The air cell cushion preferably has separate zones that may be independently adjusted by the user to control the amount of firmness and resiliency in the pillow. One inflation zone is formed adjacent the perimeter edge of the inflatable cushion. Each of the inflation zones is isolated from the others and each is connected to an inflation pressure adjustment mechanism. The arrangement permits the user to set the inflation pressure in each inflation zone when the inflatable cushion is inflated.
In one embodiment of the invention, the inflatable cushion includes a base sheet and a top sheet. The top sheet is molded in the form of a plurality of air cells that are secured to the base sheet and extend outwardly from the base sheet. The plurality of air cells are grouped to form a primary inflation zone adjacent the perimeter edge of the inflatable cushion and a secondary inflation zone from the remaining area of the inflatable cushion. The air cells of the primary inflation zone are interconnected to permit air flow between the air cells in the primary inflation zone. The air cells of the secondary inflation zone are interconnected to permit air flow between the air cells in the secondary inflation zone. The primary inflation zone is isolated from the secondary inflation zone and separately inflatable from the secondary inflation zone. Thus, the inflatable pad has a primary inflation zone with a resiliency that is adjustable and set independently of the resiliency of the secondary inflation zone when the cushion is inflated.
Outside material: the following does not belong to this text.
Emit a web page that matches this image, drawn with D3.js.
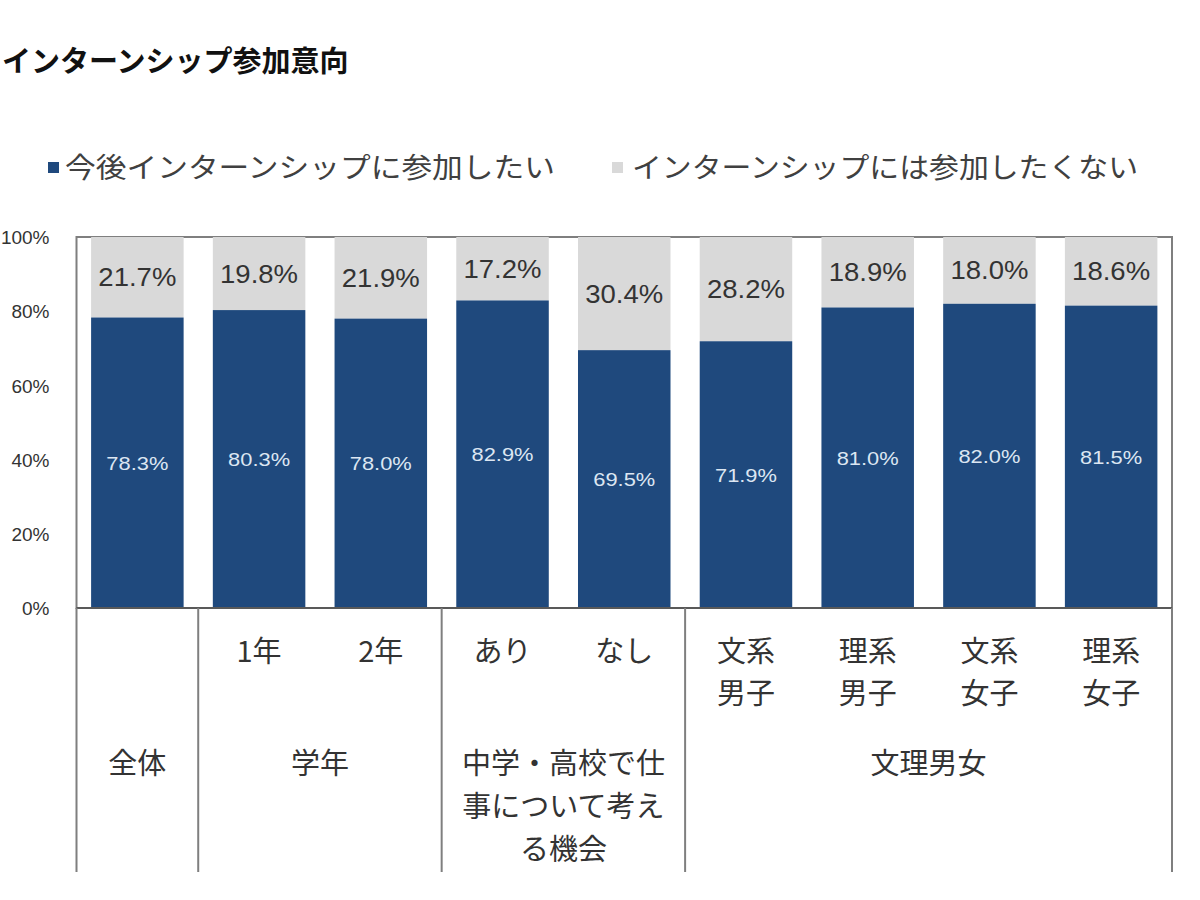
<!DOCTYPE html>
<html><head><meta charset="utf-8">
<script src="https://cdn.jsdelivr.net/npm/d3@7"></script>
<style>
html,body{margin:0;padding:0;background:#fff;}
svg{display:block;}
text{font-family:"Liberation Sans","Noto Sans CJK JP",sans-serif;}
</style></head><body>
<svg id="chart" width="1200" height="900"></svg>
<script>
// ---- data ----
const categories = ["全体","1年","2年","あり","なし","文系男子","理系男子","文系女子","理系女子"];
const subLabels = [[], ["1年"], ["2年"], ["あり"], ["なし"], ["文系","男子"], ["理系","男子"], ["文系","女子"], ["理系","女子"]];
const wantValues = [78.3, 80.3, 78.0, 82.9, 69.5, 71.9, 81.0, 82.0, 81.5];
const notWantValues = [21.7, 19.8, 21.9, 17.2, 30.4, 28.2, 18.9, 18.0, 18.6];
const groupLabels = [["全体"], ["学年"], ["中学・高校で仕","事について考え","る機会"], ["文理男女"]];
const groupStart = [0, 1, 3, 5];
const groupEnd = [0, 2, 4, 8];
const seriesNames = ["今後インターンシップに参加したい", "インターンシップには参加したくない"];
const yTicks = [0, 0.2, 0.4, 0.6, 0.8, 1.0];
const title = "インターンシップ参加意向";

const blue = "#1f497d", gray = "#d9d9d9";
const svg = d3.select("#chart");

const x = d3.scaleBand().domain(categories).range([76.5, 1172]).paddingInner(0.24).paddingOuter(0.12);
const y = d3.scaleLinear().domain([0, 1]).range([608, 237]);

// title
svg.append("text").attr("x", 2).attr("y", 72).attr("text-anchor", "start")
  .attr("font-size", 29).attr("font-weight", "bold").attr("fill", "#111")
  .style("font-family", "'Noto Sans CJK JP'").text(title);

// legend
const legendItems = [
  {name: seriesNames[0], color: blue, sx: 48, tx: 65, tw: 490},
  {name: seriesNames[1], color: gray, sx: 612, tx: 632, tw: 506}
];
legendItems.forEach(l => {
  svg.append("rect").attr("x", l.sx).attr("y", 162).attr("width", 11).attr("height", 11).attr("fill", l.color);
  svg.append("text").attr("x", l.tx).attr("y", 178).attr("font-size", 28).attr("fill", "#404040")
    .style("font-family", "'Noto Sans CJK JP'")
    .attr("textLength", l.tw).attr("lengthAdjust", "spacingAndGlyphs").text(l.name);
});

// frame
const x0 = x.range()[0], x1 = x.range()[1];
svg.append("rect").attr("x", x0).attr("y", y(1)).attr("width", x1 - x0).attr("height", y(0) - y(1))
  .attr("fill", "none").attr("stroke", "#7f7f7f").attr("stroke-width", 2);

// bars
const data = categories.map((c, i) => ({cat: c, want: wantValues[i] / 100, not: notWantValues[i] / 100}));
svg.append("g").selectAll("rect").data(data).join("rect")
  .attr("x", d => x(d.cat)).attr("width", x.bandwidth())
  .attr("y", d => y(1)).attr("height", d => y(d.want) - y(1)).attr("fill", gray);
svg.append("g").selectAll("rect").data(data).join("rect")
  .attr("x", d => x(d.cat)).attr("width", x.bandwidth())
  .attr("y", d => y(d.want)).attr("height", d => y(0) - y(d.want)).attr("fill", blue);

// value labels
svg.append("g").selectAll("text").data(data).join("text")
  .attr("x", d => x(d.cat) + x.bandwidth() / 2)
  .attr("y", d => (y(1) + y(d.want)) / 2 + 9)
  .attr("text-anchor", "middle").attr("font-size", 26).attr("fill", "#333")
  .attr("textLength", 78).attr("lengthAdjust", "spacingAndGlyphs")
  .text(d => (d.not * 100).toFixed(1) + "%");
svg.append("g").selectAll("text").data(data).join("text")
  .attr("x", d => x(d.cat) + x.bandwidth() / 2)
  .attr("y", d => (y(0) + y(d.want)) / 2 + 7)
  .attr("text-anchor", "middle").attr("font-size", 19).attr("fill", "#dce6f2")
  .attr("textLength", 62).attr("lengthAdjust", "spacingAndGlyphs")
  .text(d => (d.want * 100).toFixed(1) + "%");

// y axis
const yAxis = d3.axisLeft(y).tickValues(yTicks).tickFormat(d3.format(".0%")).tickSize(0).tickPadding(27);
const ya = svg.append("g").attr("transform", `translate(${x0},0)`).call(yAxis);
ya.select(".domain").remove();
ya.selectAll("text").attr("font-size", 19).attr("fill", "#333")
  .style("font-family", "'Liberation Sans'").attr("dy", "0.35em");

// x axis line
svg.append("line").attr("x1", x0).attr("x2", x1).attr("y1", y(0)).attr("y2", y(0))
  .attr("stroke", "#595959").attr("stroke-width", 2);

// table separators
const step = x.step();
const bounds = [0, 1, 3, 5, 9].map(k => x0 + k * step);
svg.append("g").selectAll("line").data(bounds).join("line")
  .attr("x1", d => Math.min(d, x1)).attr("x2", d => Math.min(d, x1))
  .attr("y1", y(0)).attr("y2", 872)
  .attr("stroke", "#7f7f7f").attr("stroke-width", 2);

// sub labels
categories.forEach((c, i) => {
  subLabels[i].forEach((s, j) => {
    svg.append("text").attr("x", x(c) + x.bandwidth() / 2).attr("y", 662 + j * 42)
      .attr("text-anchor", "middle").attr("font-size", 29).attr("fill", "#333")
      .style("font-family", "'Noto Sans CJK JP'").text(s);
  });
});

// group labels
groupLabels.forEach((g, i) => {
  const cx = (x0 + groupStart[i] * step + x0 + (groupEnd[i] + 1) * step) / 2;
  g.forEach((s, j) => {
    svg.append("text").attr("x", cx).attr("y", 774 + j * 43)
      .attr("text-anchor", "middle").attr("font-size", 29).attr("fill", "#333")
      .style("font-family", "'Noto Sans CJK JP'").text(s);
  });
});
</script>
</body></html>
In another embodiment of the invention, the air pillow includes an inflatable cushion having first and second base sheets and first and second top sheets. The first and second base sheets are positioned side-by-side. The first and second top sheets are each molded in a form of a plurality of independent air cells that are secured to the respective first and second base sheets and extend outwardly in opposite directions from the first and second base sheets. The air cells are grouped into a plurality of sections with at least one section being formed along a perimeter edge of the inflatable cushion. Each of the sections is separated from the other sections in a manner to prevent communication between the sections. Thus, each section has an associated firmness that may be adjusted by the user as required to achieve the desired level of comfort.
The inflatable cushion may also be folded along a fold line to position portions of the base sheet in the side-by-side arrangement and to position the air cells of the primary inflation zone on the perimeter edge of the air cushion. The pair of base sheets may be held in the side-by-side arrangement by releasable fasteners.